### TASK DETAILS
Look below for the line with "Generate a LaTeX" and the line with "below=of fptop, minimum"; repeat exactly those two lines and all lines between them, but no pictures.

### WORKING DATA
-*-*-
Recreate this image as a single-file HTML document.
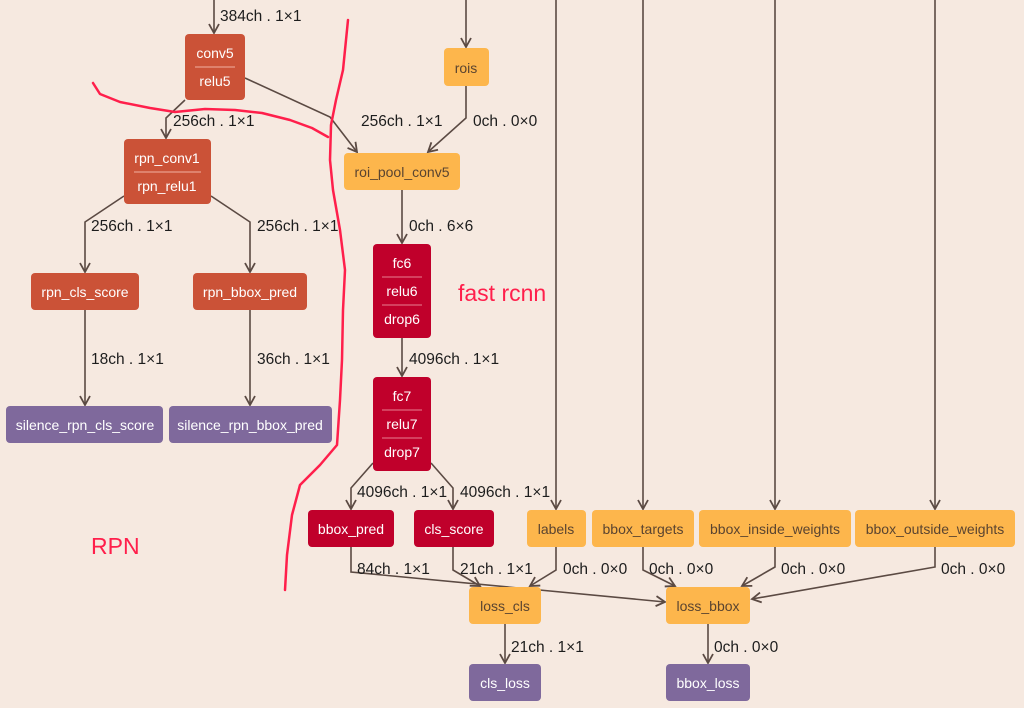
-*-*-
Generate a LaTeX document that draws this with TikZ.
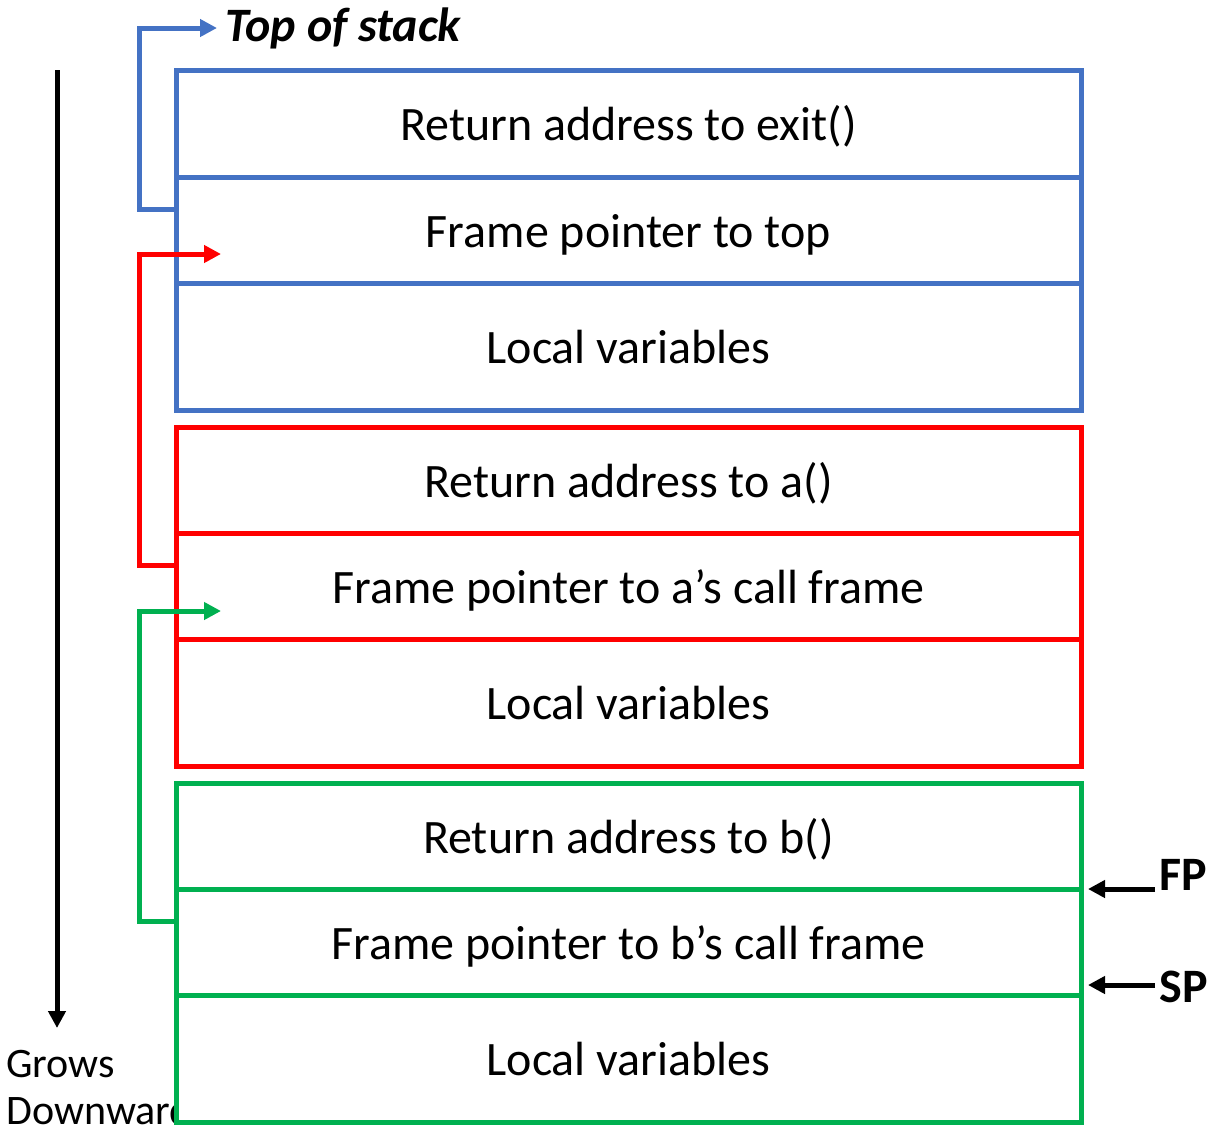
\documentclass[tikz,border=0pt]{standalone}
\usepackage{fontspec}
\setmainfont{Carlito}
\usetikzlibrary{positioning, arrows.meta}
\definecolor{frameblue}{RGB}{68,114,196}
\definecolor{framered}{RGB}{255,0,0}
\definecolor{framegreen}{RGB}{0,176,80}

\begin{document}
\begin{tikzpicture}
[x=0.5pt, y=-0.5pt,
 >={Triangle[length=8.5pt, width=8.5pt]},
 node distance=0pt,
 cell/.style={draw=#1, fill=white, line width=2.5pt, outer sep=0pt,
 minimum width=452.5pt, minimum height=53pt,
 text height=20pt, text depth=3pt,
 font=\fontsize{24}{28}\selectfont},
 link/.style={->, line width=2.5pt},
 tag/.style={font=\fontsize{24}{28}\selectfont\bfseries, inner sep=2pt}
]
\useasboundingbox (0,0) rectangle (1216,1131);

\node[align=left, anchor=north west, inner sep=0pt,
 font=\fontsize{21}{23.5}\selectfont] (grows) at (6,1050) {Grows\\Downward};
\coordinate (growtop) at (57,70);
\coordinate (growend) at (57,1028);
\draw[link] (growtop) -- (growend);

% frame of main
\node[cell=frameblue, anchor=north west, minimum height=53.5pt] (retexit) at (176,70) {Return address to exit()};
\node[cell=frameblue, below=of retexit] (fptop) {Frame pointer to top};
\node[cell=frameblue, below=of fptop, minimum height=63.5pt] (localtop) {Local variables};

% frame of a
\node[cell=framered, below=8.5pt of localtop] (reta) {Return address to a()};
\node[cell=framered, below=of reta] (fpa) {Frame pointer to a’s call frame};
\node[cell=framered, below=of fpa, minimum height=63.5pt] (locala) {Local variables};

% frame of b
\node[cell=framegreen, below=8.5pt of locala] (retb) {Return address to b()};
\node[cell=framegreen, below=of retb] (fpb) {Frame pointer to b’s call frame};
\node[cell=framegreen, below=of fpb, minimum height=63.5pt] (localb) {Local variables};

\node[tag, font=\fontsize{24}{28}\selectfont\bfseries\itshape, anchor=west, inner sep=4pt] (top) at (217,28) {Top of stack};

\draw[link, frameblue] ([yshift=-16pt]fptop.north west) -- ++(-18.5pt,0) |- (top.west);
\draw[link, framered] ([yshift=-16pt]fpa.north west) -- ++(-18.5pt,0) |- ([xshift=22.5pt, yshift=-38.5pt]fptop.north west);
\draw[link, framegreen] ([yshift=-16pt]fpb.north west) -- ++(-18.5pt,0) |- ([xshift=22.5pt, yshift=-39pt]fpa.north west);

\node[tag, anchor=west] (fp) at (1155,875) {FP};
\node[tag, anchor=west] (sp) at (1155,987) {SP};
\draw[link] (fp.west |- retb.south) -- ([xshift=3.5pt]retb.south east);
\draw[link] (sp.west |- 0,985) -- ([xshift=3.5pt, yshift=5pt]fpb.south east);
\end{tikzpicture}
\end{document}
-*-*-
### WRITTEN SOLUTION
Generate a LaTeX document that draws this with TikZ.
\documentclass[tikz,border=0pt]{standalone}
\usepackage{fontspec}
\setmainfont{Carlito}
\usetikzlibrary{positioning, arrows.meta}
\definecolor{frameblue}{RGB}{68,114,196}
\definecolor{framered}{RGB}{255,0,0}
\definecolor{framegreen}{RGB}{0,176,80}

\begin{document}
\begin{tikzpicture}
[x=0.5pt, y=-0.5pt,
 >={Triangle[length=8.5pt, width=8.5pt]},
 node distance=0pt,
 cell/.style={draw=#1, fill=white, line width=2.5pt, outer sep=0pt,
 minimum width=452.5pt, minimum height=53pt,
 text height=20pt, text depth=3pt,
 font=\fontsize{24}{28}\selectfont},
 link/.style={->, line width=2.5pt},
 tag/.style={font=\fontsize{24}{28}\selectfont\bfseries, inner sep=2pt}
]
\useasboundingbox (0,0) rectangle (1216,1131);

\node[align=left, anchor=north west, inner sep=0pt,
 font=\fontsize{21}{23.5}\selectfont] (grows) at (6,1050) {Grows\\Downward};
\coordinate (growtop) at (57,70);
\coordinate (growend) at (57,1028);
\draw[link] (growtop) -- (growend);

% frame of main
\node[cell=frameblue, anchor=north west, minimum height=53.5pt] (retexit) at (176,70) {Return address to exit()};
\node[cell=frameblue, below=of retexit] (fptop) {Frame pointer to top};
\node[cell=frameblue, below=of fptop, minimum height=63.5pt] (localtop) {Local variables};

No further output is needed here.